Kublai Khan took a liking to Marco Polo, who at once applied himself to learning the written and spoken languages of the country. The Emperor, seeing that the young man was both clever and tactful, began to send him on public missions to other parts of the empire.

Marco Polo had observed that the Khan was often bored by the dry reports of his administrators but enjoyed hearing about the manners and oddities of people in other regions. Thus Marco started to keep small notebooks of strange facts that were likely to amuse and interest Kublai Khan. It was from these notebooks that Marco eventually transcribed the account of his travels back in Italy.

The Polos prospered in the court of Kublai Khan, and the Khan became very attached to them. Although they wanted to return to Italy, the Khan apparently felt that in a small way they were serving in place of the 100 men he had requested and declined to let them go.

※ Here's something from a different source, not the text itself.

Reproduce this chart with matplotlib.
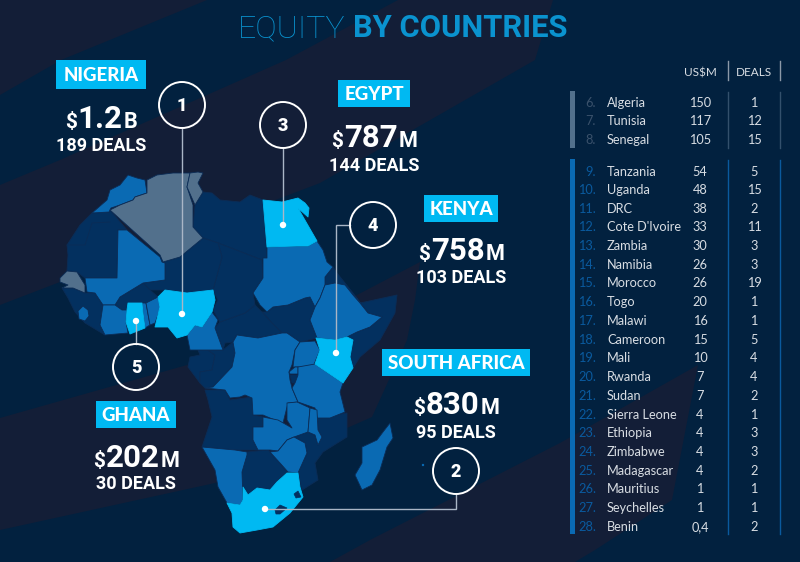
import matplotlib
matplotlib.use("Agg")
import matplotlib.pyplot as plt
from matplotlib.patches import Polygon, Circle, Rectangle

# table on the right
ranks_grey = ["6.", "7.", "8."]
names_grey = ["Algeria", "Tunisia", "Senegal"]
usd_grey = ["150", "117", "105"]
deals_grey = ["1", "12", "15"]

ranks_blue = ["9.", "10.", "11.", "12.", "13.", "14.", "15.", "16.", "17.", "18.",
              "19.", "20.", "21.", "22.", "23.", "24.", "25.", "26.", "27.", "28."]
names_blue = ["Tanzania", "Uganda", "DRC", "Cote D'Ivoire", "Zambia", "Namibia", "Morocco",
              "Togo", "Malawi", "Cameroon", "Mali", "Rwanda", "Sudan", "Sierra Leone",
              "Ethiopia", "Zimbabwe", "Madagascar", "Mauritius", "Seychelles", "Benin"]
usd_blue = ["54", "48", "38", "33", "30", "26", "26", "20", "16", "15",
            "10", "7", "7", "4", "4", "4", "4", "1", "1", "0,4"]
deals_blue = ["5", "15", "2", "11", "3", "3", "19", "1", "1", "5",
              "4", "4", "2", "1", "3", "3", "2", "1", "1", "2"]

# top 5 labels
top_names = ["NIGERIA", "SOUTH AFRICA", "EGYPT", "KENYA", "GHANA"]
top_values = ["1.2", "830", "787", "758", "202"]
top_units = ["B", "M", "M", "M", "M"]
top_deals = ["189 DEALS", "95 DEALS", "144 DEALS", "103 DEALS", "30 DEALS"]

# country outlines, in picture pixels
morocco = [(128,175),(137,178),(145,180),(147,193),(135,197),(133,200),(120,205),(111,208),(109,212),(92,213),(107,200),(110,190),(120,185)]
algeria = [(147,180),(157,175),(173,173),(190,173),(187,187),(193,205),(193,227),(203,238),(180,257),(163,262),(160,255),(110,210),(120,205),(133,200),(135,197),(147,193)]
tunisia = [(190,173),(198,172),(203,173),(198,183),(203,192),(195,205),(187,187)]
libya = [(203,192),(195,205),(193,227),(203,238),(218,243),(262,260),(263,258),(267,258),(263,200),(250,195),(240,202),(220,200),(212,193)]
egypt = [(263,200),(282,202),(298,198),(305,203),(309,208),(308,217),(298,208),(317,241),(308,246),(297,246),(267,247)]
sudan = [(267,247),(297,246),(308,246),(317,241),(323,250),(327,262),(333,267),(325,277),(325,285),(320,298),(315,307),(310,297),(305,298),(288,305),(273,307),(267,312),(260,305),(253,293),(263,278),(263,258),(267,258)]
eritrea = [(325,277),(333,267),(337,273),(353,293),(356,297),(350,295),(340,285),(325,285)]
ethiopia = [(325,285),(335,283),(345,285),(353,295),(360,303),(368,313),(382,317),(370,327),(357,332),(347,337),(335,340),(317,338),(310,320),(315,307),(320,298)]
somalia = [(356,297),(360,303),(397,295),(395,313),(380,340),(360,357),(353,368),(350,357),(353,340),(347,337),(357,332),(370,327),(382,317),(368,313)]
kenya = [(316,338),(335,340),(347,337),(353,340),(350,357),(353,368),(343,383),(315,364),(320,350)]
south_sudan = [(262,312),(267,312),(273,307),(288,305),(305,298),(310,297),(315,307),(310,320),(317,338),(300,342),(287,333),(282,333),(272,323)]
car = [(215,328),(220,322),(245,313),(255,305),(262,312),(272,323),(282,333),(258,338),(237,335),(233,342),(225,343),(223,350)]
chad = [(218,243),(262,260),(263,278),(253,293),(255,305),(245,313),(220,322),(213,310),(218,300),(213,290),(222,257)]
niger = [(163,262),(180,257),(203,238),(218,243),(222,257),(213,290),(187,293),(165,290),(150,290),(143,283),(165,280),(165,263)]
mali = [(118,230),(127,230),(160,257),(162,262),(165,263),(165,280),(143,283),(120,297),(115,305),(103,305),(95,293),(87,292),(85,278),(117,278)]
mauritania = [(92,213),(109,212),(110,210),(127,230),(118,230),(117,278),(85,278),(77,272),(67,271),(68,255),(67,245),(80,225)]
senegal = [(60,278),(67,271),(77,272),(85,285),(85,293),(73,288),(62,288),(68,285),(60,282)]
guinea = [(62,288),(73,288),(85,293),(95,293),(103,305),(100,325),(105,335),(85,323),(75,312),(68,298)]
sierra_leone = [(78,311),(83,306),(88,310),(89,316),(85,321),(79,319)]
ivory_coast = [(103,305),(115,305),(122,310),(127,310),(126,322),(128,333),(105,335),(100,325)]
burkina = [(115,305),(120,297),(143,283),(150,290),(158,297),(147,303),(128,303),(127,310),(122,310)]
ghana = [(128,303),(142,303),(143,313),(145,328),(130,334),(126,322),(127,310)]
togo = [(142,303),(146,303),(150,325),(145,328),(143,313)]
benin = [(146,303),(158,297),(161,307),(155,323),(150,325)]
nigeria = [(165,290),(187,293),(213,290),(215,300),(212,312),(202,327),(195,325),(187,335),(177,338),(168,327),(155,327),(160,307),(158,297)]
cameroon = [(215,300),(212,312),(218,320),(215,328),(223,350),(190,350),(187,335),(195,325),(202,327),(212,312)]
gabon = [(190,357),(200,355),(198,350),(208,350),(215,355),(212,370),(200,372),(200,383),(188,367)]
congo = [(208,350),(223,350),(233,342),(235,353),(232,367),(213,387),(205,388),(200,383),(200,372),(212,370),(215,355)]
drc = [(237,335),(258,338),(282,333),(287,333),(300,342),(295,350),(292,365),(289,372),(290,380),(292,388),(298,402),(288,403),(287,407),(283,423),(270,418),(263,415),(253,415),(252,398),(245,395),(240,397),(230,398),(225,390),(205,388),(213,387),(232,367),(235,353),(233,342)]
uganda = [(300,342),(315,341),(320,350),(315,362),(313,367),(293,367),(295,350)]
rwanda = [(289,372),(295,367),(298,367),(298,374),(290,374)]
burundi = [(290,375),(298,375),(295,383),(292,383)]
tanzania = [(298,367),(315,364),(343,383),(340,392),(345,412),(330,418),(317,418),(315,408),(298,402),(292,388),(295,383),(298,375)]
angola = [(205,390),(225,390),(230,400),(252,397),(253,415),(263,417),(263,427),(253,427),(253,440),(258,450),(235,450),(202,447),(212,417),(208,400)]
zambia = [(263,417),(278,420),(292,428),(287,420),(287,403),(297,402),(310,408),(308,432),(294,437),(287,440),(278,451),(270,450),(258,450),(253,440),(253,427),(263,427)]
malawi = [(310,408),(317,410),(318,430),(322,437),(318,445),(315,435),(308,432)]
mozambique = [(317,418),(347,413),(347,437),(323,452),(315,463),(318,480),(302,490),(298,473),(307,453),(305,443),(294,437),(308,432),(315,435),(318,445),(322,437),(318,430)]
zimbabwe = [(270,452),(278,451),(287,440),(294,437),(305,443),(307,453),(298,473),(288,472),(280,463)]
namibia = [(202,447),(235,450),(247,452),(247,455),(242,472),(243,500),(240,505),(227,503),(218,487),(215,470)]
botswana = [(247,452),(268,450),(280,463),(287,472),(277,482),(270,490),(257,488),(248,495),(243,487),(242,472)]
south_africa = [(243,487),(248,495),(257,488),(270,490),(277,482),(287,473),(298,473),(300,487),(303,497),(290,513),(273,527),(257,530),(240,533),(233,527),(232,513),(227,503),(240,505),(243,500)]
lesotho = [(275,510),(280,505),(287,508),(280,514),(276,514)]
swaziland = [(294,494),(298,491),(301,497),(296,498)]
madagascar = [(390,423),(393,438),(387,447),(380,470),(372,485),(362,490),(355,475),(362,463),(362,447),(377,440),(383,432)]
western_sahara_line = [(67,245),(85,245),(92,223),(110,222)]

dark_lands = [libya, eritrea, somalia, south_sudan, car, chad, niger, mauritania, guinea, burkina,
              gabon, congo, burundi, angola, mozambique, botswana, lesotho, swaziland]
mid_lands = [morocco, sudan, ethiopia, mali, sierra_leone, ivory_coast, togo, benin, cameroon,
             drc, uganda, rwanda, tanzania, zambia, malawi, zimbabwe, namibia, madagascar]
grey_lands = [algeria, tunisia, senegal]
bright_lands = [egypt, kenya, ghana, nigeria, south_africa]

# background swooshes
swoosh_a = [(0,0),(207,0),(61,60),(0,95)]
swoosh_b = [(398,0),(553,0),(535,60),(320,183),(60,282),(0,305),(0,185),(60,160),(286,60)]
swoosh_c = [(0,418),(187,365),(357,295),(420,262),(415,300),(407,340),(372,417),(347,428),(215,483),(0,530)]
swoosh_d = [(330,562),(370,540),(560,443),(698,365),(672,500),(595,550),(575,562)]

NAVY = "#02213f"
DARK = "#131e37"
LAND_DARK = "#03305f"
LAND_MID = "#0a6ab3"
LAND_GREY = "#52708c"
BRIGHT = "#00b9f2"
BORDER = "#0b2c56"
TITLE = "#0a93cf"

plt.rcParams["font.family"] = ["Roboto", "DejaVu Sans"]

fig = plt.figure(figsize=(8, 5.62), dpi=100, facecolor=NAVY)
ax = fig.add_axes([0, 0, 1, 1])
ax.set_xlim(0, 800)
ax.set_ylim(562, 0)
ax.axis("off")

for s in [swoosh_a, swoosh_b, swoosh_c, swoosh_d]:
    ax.add_patch(Polygon(s, closed=True, fc=DARK, ec="none", zorder=1))

for group, col in [(dark_lands, LAND_DARK), (mid_lands, LAND_MID), (grey_lands, LAND_GREY), (bright_lands, BRIGHT)]:
    for land in group:
        ax.add_patch(Polygon(land, closed=True, fc=col, ec=BORDER if col != BRIGHT else col, lw=0.6, zorder=2 if col != BRIGHT else 3, joinstyle="round"))
# lesotho and swaziland sit inside south africa
for land in [lesotho, swaziland]:
    ax.add_patch(Polygon(land, closed=True, fc=LAND_DARK, ec=LAND_DARK, lw=0.5, zorder=4))
ax.plot([p[0] for p in western_sahara_line], [p[1] for p in western_sahara_line], color=BORDER, lw=0.6, zorder=2.5)
ax.add_patch(Circle((423, 465), 1.2, fc=LAND_MID, ec="none", zorder=2))

# title
renderer = fig.canvas.get_renderer()
ax.text(238, 37, "EQUITY", color=TITLE, fontsize=23, fontweight="light", va="baseline", ha="left", zorder=6)
ax.text(353, 37, "BY COUNTRIES", color=TITLE, fontsize=22.2, fontweight="bold", va="baseline", ha="left", zorder=6)


def number_label(cx, base, value, unit):
    # $ and unit are smaller than the digits, so lay the three out by hand
    parts = [("$", 15), (value, 22.5), (unit, 15.5)]
    texts = [ax.text(0, base, p, color="white", fontsize=s, fontweight="bold", va="baseline", ha="left", zorder=6) for p, s in parts]
    inv = ax.transData.inverted()
    widths = []
    for t in texts:
        bb = t.get_window_extent(renderer)
        widths.append(inv.transform((bb.x1, 0))[0] - inv.transform((bb.x0, 0))[0])
    x = cx - (sum(widths) + 2) / 2
    for t, w in zip(texts, widths):
        t.set_x(x)
        x += w + 1


boxes = [(56, 60, 90, 29), (382, 349, 148, 27), (338, 80, 72, 27), (424, 195, 74, 27), (96, 401, 80, 27)]
value_base = [128, 414, 147, 260, 467]
deals_base = [151, 438, 171, 283, 489]
for i in range(5):
    x0, y0, w, h = boxes[i]
    cx = x0 + w / 2
    ax.add_patch(Rectangle((x0, y0), w, h, fc=BRIGHT, ec="none", zorder=5))
    ax.text(cx, y0 + h / 2 + 6.5, top_names[i], color="white", fontsize=13.5, family="Lato", fontweight="black", ha="center", va="baseline", zorder=6)
    number_label(cx, value_base[i], top_values[i], top_units[i])
    ax.text(cx, deals_base[i], top_deals[i], color="white", fontsize=13, fontweight="bold", ha="center", va="baseline", zorder=6)

# numbered circles with leader lines
LINE = "#aab6c6"
circles = [(182, 105), (456, 471), (283, 125), (373, 225), (136, 367)]
leaders = [[(182, 129), (182, 314)],
           [(456, 494), (456, 509), (265, 509)],
           [(283, 149), (283, 225)],
           [(350, 225), (336, 225), (336, 353)],
           [(136, 344), (136, 321)]]
for i, (c, l) in enumerate(zip(circles, leaders)):
    ax.plot([p[0] for p in l], [p[1] for p in l], color=LINE, lw=1.0, zorder=5, solid_joinstyle="miter")
    ax.add_patch(Circle(l[-1], 3.2, fc="white", ec="none", zorder=6))
    ax.add_patch(Circle(c, 23, fc="none", ec="white", lw=1.4, zorder=6))
    ax.text(c[0], c[1] + 6, str(i + 1), color="white", fontsize=13, fontweight="black", ha="center", va="baseline", zorder=6)

# table
TXT = "#d8dde3"
ax.text(700, 76, "US$M", color=TXT, fontsize=8.5, family="Lato", ha="center", va="baseline", zorder=6)
ax.text(754, 76, "DEALS", color=TXT, fontsize=8.5, family="Lato", ha="center", va="baseline", zorder=6)
for x in [728, 780]:
    ax.plot([x, x], [61, 80], color="#8c99a8", lw=1, zorder=5)
    ax.plot([x, x], [92, 148], color="#33506c", lw=1, zorder=5)
    ax.plot([x, x], [160, 534], color="#0a5a9e", lw=1, zorder=5)
ax.add_patch(Rectangle((570, 91), 5, 57, fc="#52708c", ec="none", zorder=5))
ax.add_patch(Rectangle((570, 159), 5, 375, fc="#0a6ab3", ec="none", zorder=5))

rows_grey = [102, 120, 139]
rows_blue = [171, 189, 208, 226, 245, 264, 282, 301, 320, 339, 357, 376, 395, 414, 432, 451, 470, 488, 507, 526]
for rows, ranks, names, usd, deals, rank_col in [(rows_grey, ranks_grey, names_grey, usd_grey, deals_grey, "#3a516b"),
                                                 (rows_blue, ranks_blue, names_blue, usd_blue, deals_blue, "#0a5a9e")]:
    for y, r, n, u, d in zip(rows, ranks, names, usd, deals):
        ax.text(596, y + 5, r, color=rank_col, fontsize=9.2, family="Lato", ha="right", va="baseline", zorder=6)
        ax.text(607, y + 5, n, color=TXT, fontsize=9.2, family="Lato", ha="left", va="baseline", zorder=6)
        ax.text(700, y + 5, u, color=TXT, fontsize=9.2, family="Lato", ha="center", va="baseline", zorder=6)
        ax.text(754, y + 5, d, color=TXT, fontsize=9.2, family="Lato", ha="center", va="baseline", zorder=6)

fig.savefig("out.png", dpi=100, facecolor=NAVY)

However, 20 years later the Khan of Persia lost his favorite wife and asked Kublai Khan to send him another from the same Mongol tribe from which she had come. The Polos, who were expert navigators, proposed to the Khan that they be allowed to pilot the ships that would carry the party to Persia. Reluctantly, the Khan consented.

The Polos exchanged all their acquired possessions for jewels and set sail on a long and dangerous two-year voyage through the South China Sea and the Indian Ocean to Persia.

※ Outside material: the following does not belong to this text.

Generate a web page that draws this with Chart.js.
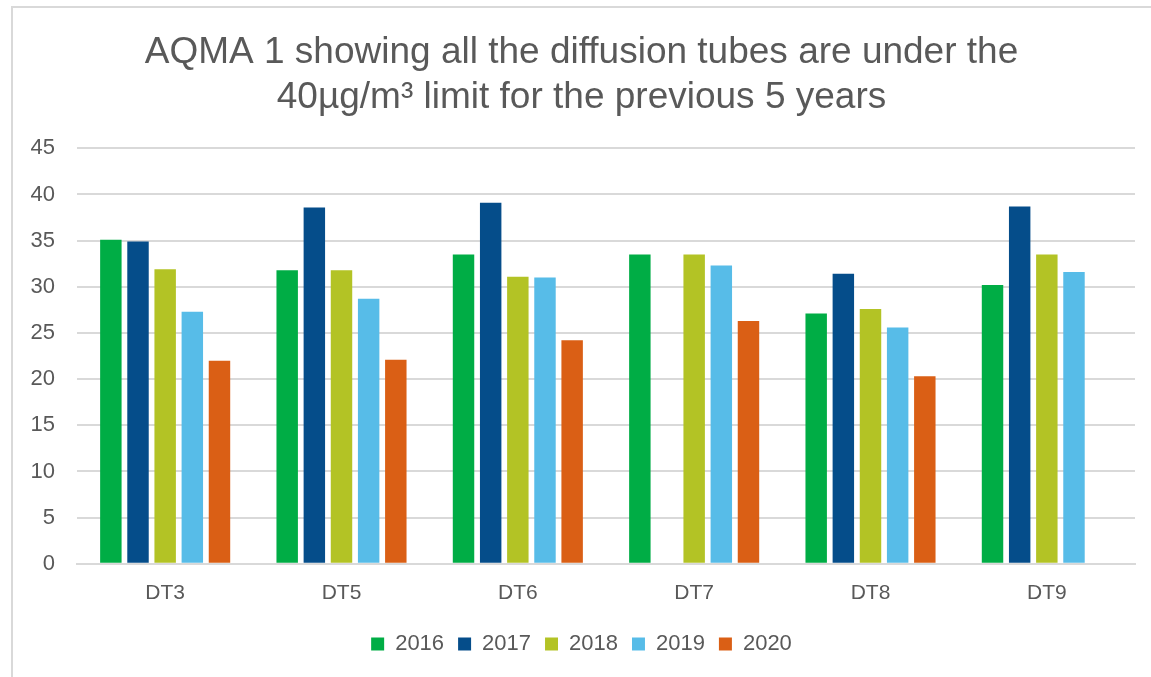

A year later, after having left the spectacular court of Kublai Khan, Niccol, Maffeo, and Marco Polo arrived in their old home, Venice. Their clothes were tattered and foreign, their faces reflected the ravages of travel, and they had practically forgotten their native tongue. They had long been thought dead, and the distant relatives occupying their house refused to admit them after their absence of 26 years.

They finally succeeded in convincing their kindred that they were not imposters, and a great feast was arranged. All their old friends and relatives were invited. The Polos dressed in new velvet and damask garments for the meal, but when the table had been cleared and all the servants asked to leave, Marco Polo produced the coarse, shabby costumes they had worn on their arrival. Then, taking sharp knives, they ripped the seams and let fall to the table quantities of rubies, sapphires, diamonds, pearls, and other jewels. The guests were amazed and dumbfounded, the story spread, and the Polos became the most illustrious merchants of Venice.

Because the Polos were merchants, they immediately set themselves up in business and again began to trade. At the time, there were fierce rivalries among the great Italian merchant cities of Venice, Pisa, and Genoa. These rivalries had reached the point of open warfare, and most merchant families maintained one or more war galleys to protect their harbors and trading ships from both pirates and truculent rivals.

In a major battle, the Venetian and Genoese fleets met on September 7, 1298, just three years after the Polos' return from the Far East. In the battle, the Genoese captured the entire Venetian fleet and took 7000 Venetians, including Marco Polo, prisoner. Most were released in exchange for ransom, but the Genoese refused to release Marco Polo.

Thus, in a Genoese jail, Marco Polo dictated the notes of his travels to a fellow prisoner, Rusticien, a scribe from Pisa, and they were set down on parchment. Within a year, the merchant war between Venice and Genoa was over, Marco Polo was released, and the world got its first, disbelieving glimpse of the strange and fascinating land of Asia.